A portrait photo of Kaylan KelseyIn her classes at Gardner-Webb University, Kaylan Kelsey explored her interests in chemistry, discovering the properties of matter and chemical reactions. After graduating in 2018 with a major in chemistry and minor in mathematics, Kelsey is using her research skills to improve early detection of ovarian cancer, a disease that kills over 13,000 women a year.

“I am fortunate to be in a research group I am passionate about, and one that resonates highly with me,” observed Kelsey, a native of Warner Robins, Ga. “At the age of 4, my mother was left motherless. Her mother had a malignancy that was undiagnosed until the late stages of cancer, because of the lack of availability of an efficient cancer diagnostic tool at the time. Though over 40 years have passed, many ovarian cancers are still left undiagnosed until late stage without detection. Through my endeavors, I am fighting for women like my late grandmother, to greatly increase the survival rates of ovarian cancers through early detection and diagnosis.”

A photo of Kaylan Kelsey working in the lab at Clemson on research to improve detection of ovarian cancerKelsey is a doctoral student working in the lab of Dr. Ken Marcus at Clemson (S.C.) University. She was selected by Clemson professors to continue her studies in the program after participating in the National Science Foundation (NSF) Research Experience for Undergraduates at Clemson.

“I am striving to create a ‘liquid biopsy’-based technique as a noninvasive approach to ovarian cancer detection by isolating and identifying biomarkers in exosome-rich samples,” Kelsey said. “Exosomes are essential components of cell-to-cell communication, disease progression, metastasis, tumor growth, and other physiological processes that are continually investigated.”
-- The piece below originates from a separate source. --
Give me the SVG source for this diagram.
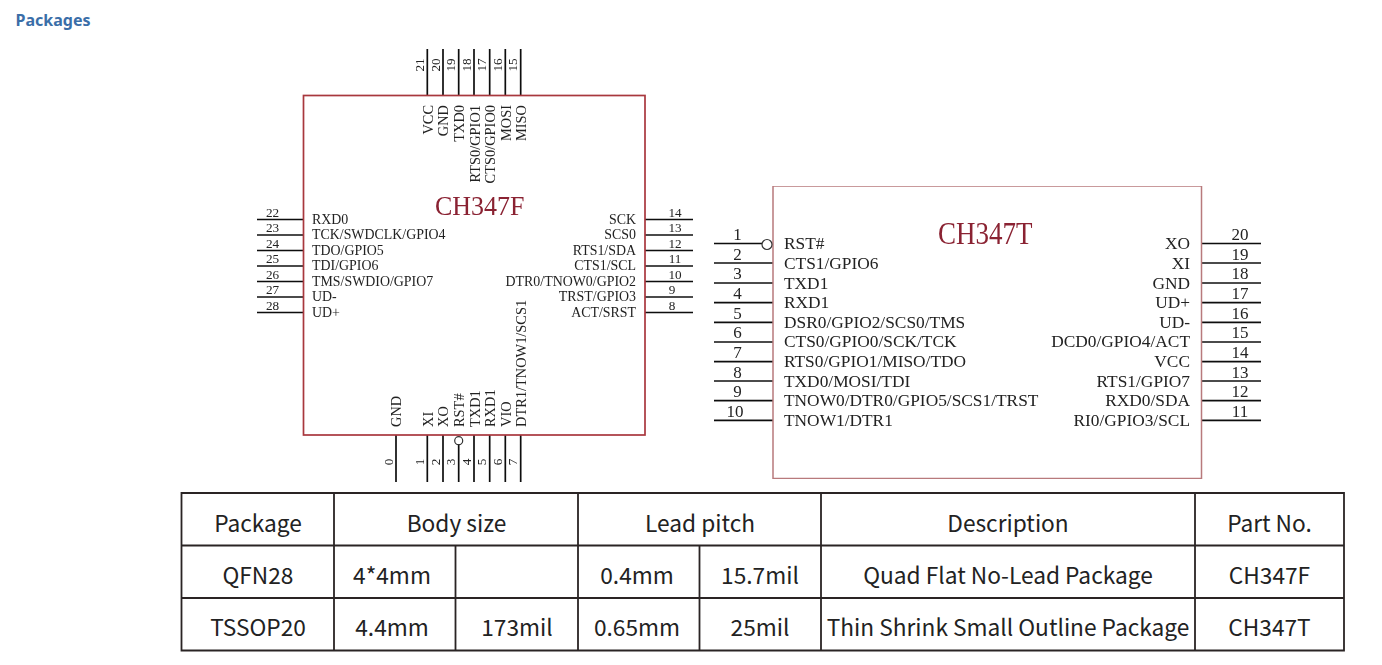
<svg xmlns="http://www.w3.org/2000/svg" width="1382" height="665" viewBox="0 0 1382 665">
<defs><filter id="soft" x="0" y="0" width="1" height="1" filterUnits="objectBoundingBox"><feGaussianBlur stdDeviation="0.35"/></filter></defs>
<style>
text{font-family:"Liberation Serif","Times New Roman",serif;fill:#222}
.pin{stroke:#111;stroke-width:1.7;fill:none}
.body{fill:none;stroke:#a8383c;stroke-width:1.7}
.bodyt{fill:none;stroke:#b87a7c;stroke-width:1.5}
.bub{fill:#fff;stroke:#333;stroke-width:1.2}
.f{font-size:13.9px}
.r{font-size:14.4px}
.fn{font-size:13.2px}
.t{font-size:17.35px}
.tn{font-size:17px;text-anchor:middle}
.e{text-anchor:end}
.m{text-anchor:middle}
.title{fill:#8a2232;font-size:26px}
.cell{font-family:"Noto Sans CJK SC","Noto Sans",sans-serif;font-size:22.7px;fill:#222;text-anchor:middle}
.grid{stroke:#2a2424;stroke-width:1.8;fill:none}
.head{font-family:"Noto Sans","Open Sans",sans-serif;font-weight:700;font-size:16px;fill:#3a6ea8}
</style>
<rect width="1382" height="665" fill="#fff"/>
<text id="heading" class="head" x="15.5" y="26">Packages</text>
<g id="connectors" filter="url(#soft)">
<path class="pin" d="M427.3 49V95M443 49V95M458.7 49V95M474 49V95M489.7 49V95M505.3 49V95M520.7 49V95"/>
<path class="pin" d="M257 219.5H303M257 235H303M257 250.5H303M257 266H303M257 281.5H303M257 297H303M257 312.5H303"/>
<path class="pin" d="M645 219.5H693M645 235H693M645 250.5H693M645 266H693M645 281.5H693M645 297H693M645 312.5H693"/>
<path class="pin" d="M396 435V482M427.3 435V482M443 435V482M458.7 445V482M474 435V482M489.7 435V482M505.3 435V482M520.7 435V482"/>
<path class="pin" d="M714 243.5H762M714 263H773M714 283H773M714 302.7H773M714 322.3H773M714 342H773M714 361.7H773M714 381H773M714 400.7H773M714 420.3H773"/>
<path class="pin" d="M1202 243.5H1261M1202 263H1261M1202 283H1261M1202 302.7H1261M1202 322.3H1261M1202 342H1261M1202 361.7H1261M1202 381H1261M1202 400.7H1261M1202 420.3H1261"/>
</g>
<g id="ch347f" filter="url(#soft)">
<rect class="body" x="303.5" y="95.5" width="341.5" height="339.5"/>
<circle class="bub" cx="458.7" cy="440.7" r="4"/>
<text class="title" transform="translate(435 215) scale(1 1.08)">CH347F</text>
<g class="f">
<text x="312" y="223.5">RXD0</text>
<text x="312" y="239">TCK/SWDCLK/GPIO4</text>
<text x="312" y="254.5">TDO/GPIO5</text>
<text x="312" y="270">TDI/GPIO6</text>
<text x="312" y="285.5">TMS/SWDIO/GPIO7</text>
<text x="312" y="301">UD-</text>
<text x="312" y="316.5">UD+</text>
<text class="e" x="636" y="223.5">SCK</text>
<text class="e" x="636" y="239">SCS0</text>
<text class="e" x="636" y="254.5">RTS1/SDA</text>
<text class="e" x="636" y="270">CTS1/SCL</text>
<text class="e" x="636" y="285.5">DTR0/TNOW0/GPIO2</text>
<text class="e" x="636" y="301">TRST/GPIO3</text>
<text class="e" x="636" y="316.5">ACT/SRST</text>
</g>
<g class="r">
<text class="e" transform="translate(432.7 105) rotate(-90)">VCC</text>
<text class="e" transform="translate(448.4 105) rotate(-90)">GND</text>
<text class="e" transform="translate(464 105) rotate(-90)">TXD0</text>
<text class="e" transform="translate(479.5 105) rotate(-90)">RTS0/GPIO1</text>
<text class="e" transform="translate(495 105) rotate(-90)">CTS0/GPIO0</text>
<text class="e" transform="translate(510.7 105) rotate(-90)">MOSI</text>
<text class="e" transform="translate(526 105) rotate(-90)">MISO</text>
<text transform="translate(401 427) rotate(-90)">GND</text>
<text transform="translate(432.8 427) rotate(-90)">XI</text>
<text transform="translate(448.4 427) rotate(-90)">XO</text>
<text transform="translate(464 427) rotate(-90)">RST#</text>
<text transform="translate(479.5 427) rotate(-90)">TXD1</text>
<text transform="translate(495 427) rotate(-90)">RXD1</text>
<text transform="translate(510.7 427) rotate(-90)">VIO</text>
<text transform="translate(526 427) rotate(-90)">DTR1/TNOW1/SCS1</text>
</g>
<g class="fn">
<text class="m" x="272.5" y="216.5">22</text>
<text class="m" x="272.5" y="232">23</text>
<text class="m" x="272.5" y="247.5">24</text>
<text class="m" x="272.5" y="263">25</text>
<text class="m" x="272.5" y="278.5">26</text>
<text class="m" x="272.5" y="294">27</text>
<text class="m" x="272.5" y="309.5">28</text>
<text class="m" x="675" y="216.5">14</text>
<text class="m" x="675" y="232">13</text>
<text class="m" x="675" y="247.5">12</text>
<text class="m" x="675" y="263">11</text>
<text class="m" x="675" y="278.5">10</text>
<text class="m" x="672" y="294">9</text>
<text class="m" x="672" y="309.5">8</text>
<text class="m" transform="translate(424 65) rotate(-90)">21</text>
<text class="m" transform="translate(439.5 65) rotate(-90)">20</text>
<text class="m" transform="translate(455 65) rotate(-90)">19</text>
<text class="m" transform="translate(470.5 65) rotate(-90)">18</text>
<text class="m" transform="translate(486 65) rotate(-90)">17</text>
<text class="m" transform="translate(501.5 65) rotate(-90)">16</text>
<text class="m" transform="translate(517 65) rotate(-90)">15</text>
<text class="m" transform="translate(392.5 462) rotate(-90)">0</text>
<text class="m" transform="translate(424 462) rotate(-90)">1</text>
<text class="m" transform="translate(439.5 462) rotate(-90)">2</text>
<text class="m" transform="translate(455 462) rotate(-90)">3</text>
<text class="m" transform="translate(470.5 462) rotate(-90)">4</text>
<text class="m" transform="translate(486 462) rotate(-90)">5</text>
<text class="m" transform="translate(501.5 462) rotate(-90)">6</text>
<text class="m" transform="translate(517 462) rotate(-90)">7</text>
</g>
</g>
<g id="ch347t" filter="url(#soft)">
<rect class="bodyt" x="773" y="186" width="428.5" height="292.5"/>
<circle class="bub" cx="767" cy="244.5" r="5"/>
<text class="title" style="font-size:27px" transform="translate(938 243.5) scale(1 1.2)">CH347T</text>
<g class="t">
<text x="784" y="249">RST#</text>
<text x="784" y="268.5">CTS1/GPIO6</text>
<text x="784" y="288.5">TXD1</text>
<text x="784" y="308">RXD1</text>
<text x="784" y="327.5">DSR0/GPIO2/SCS0/TMS</text>
<text x="784" y="347">CTS0/GPIO0/SCK/TCK</text>
<text x="784" y="367">RTS0/GPIO1/MISO/TDO</text>
<text x="784" y="386.5">TXD0/MOSI/TDI</text>
<text x="784" y="406">TNOW0/DTR0/GPIO5/SCS1/TRST</text>
<text x="784" y="425.5">TNOW1/DTR1</text>
<text class="e" x="1190" y="249">XO</text>
<text class="e" x="1190" y="268.5">XI</text>
<text class="e" x="1190" y="288.5">GND</text>
<text class="e" x="1190" y="308">UD+</text>
<text class="e" x="1190" y="327.5">UD-</text>
<text class="e" x="1190" y="347">DCD0/GPIO4/ACT</text>
<text class="e" x="1190" y="367">VCC</text>
<text class="e" x="1190" y="386.5">RTS1/GPIO7</text>
<text class="e" x="1190" y="406">RXD0/SDA</text>
<text class="e" x="1190" y="425.5">RI0/GPIO3/SCL</text>
</g>
<g>
<text class="tn" x="737.5" y="240">1</text>
<text class="tn" x="737.5" y="259.5">2</text>
<text class="tn" x="737.5" y="279">3</text>
<text class="tn" x="737.5" y="299">4</text>
<text class="tn" x="737.5" y="318.5">5</text>
<text class="tn" x="737.5" y="338">6</text>
<text class="tn" x="737.5" y="358">7</text>
<text class="tn" x="737.5" y="377.5">8</text>
<text class="tn" x="737.5" y="397">9</text>
<text class="tn" x="735" y="416.5">10</text>
<text class="tn" x="1240" y="240">20</text>
<text class="tn" x="1240" y="259.5">19</text>
<text class="tn" x="1240" y="279">18</text>
<text class="tn" x="1240" y="299">17</text>
<text class="tn" x="1240" y="318.5">16</text>
<text class="tn" x="1240" y="338">15</text>
<text class="tn" x="1240" y="358">14</text>
<text class="tn" x="1240" y="377.5">13</text>
<text class="tn" x="1240" y="397">12</text>
<text class="tn" x="1240" y="416.5">11</text>
</g>
</g>
<g id="package-table">
<path class="grid" d="M181.5 493H1344V650.5H181.5ZM181.5 545.5H1344M181.5 598H1344M334 493V650.5M578 493V650.5M821 493V650.5M1195 493V650.5M455.5 545.5V650.5M699.5 545.5V650.5"/>
<text class="cell" x="258" y="532">Package</text>
<text class="cell" x="456.5" y="532">Body size</text>
<text class="cell" x="700" y="532">Lead pitch</text>
<text class="cell" x="1008" y="532">Description</text>
<text class="cell" x="1269.5" y="532">Part No.</text>
<text class="cell" x="258" y="584">QFN28</text>
<text class="cell" x="392" y="584">4*4mm</text>
<text class="cell" x="637" y="584">0.4mm</text>
<text class="cell" x="760" y="584">15.7mil</text>
<text class="cell" x="1008" y="584">Quad Flat No-Lead Package</text>
<text class="cell" x="1269.5" y="584">CH347F</text>
<text class="cell" x="258" y="636">TSSOP20</text>
<text class="cell" x="392" y="636">4.4mm</text>
<text class="cell" x="517" y="636">173mil</text>
<text class="cell" x="637" y="636">0.65mm</text>
<text class="cell" x="760" y="636">25mil</text>
<text class="cell" x="1008" y="636">Thin Shrink Small Outline Package</text>
<text class="cell" x="1269.5" y="636">CH347T</text>
</g>
</svg>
Her GWU chemistry, biology and math professors gave her the foundation she needed to thrive in the NSF program and succeed as a graduate assistant. “Dr. Venita Totten (professor of chemistry) made a major impact on my academic career,” Kelsey affirmed. “I really appreciated the student-directed classes she instructed. This helped us not only to learn more, but to also begin to initiate assessments and projects. Dr. Totten’s approach helped us to grab the reigns in certain areas and direct the classroom atmosphere into what was most comfortable for us, while also tackling some difficult content. Also, she would remind us not to be overwhelmed by the many duties and responsibilities we had as students. She would comfort us by saying, ‘Life is just a series of jumping through hoops, let’s just jump through this one first so we can move forward.’”

Besides academics, Kelsey appreciated the Christian community at Gardner-Webb. “It was essential to my success as it allowed me to come into contact with a wonderful community of believers, and allowed me to build wholesome, and lifelong relationships with others while sharing the love of Christ,” she assessed.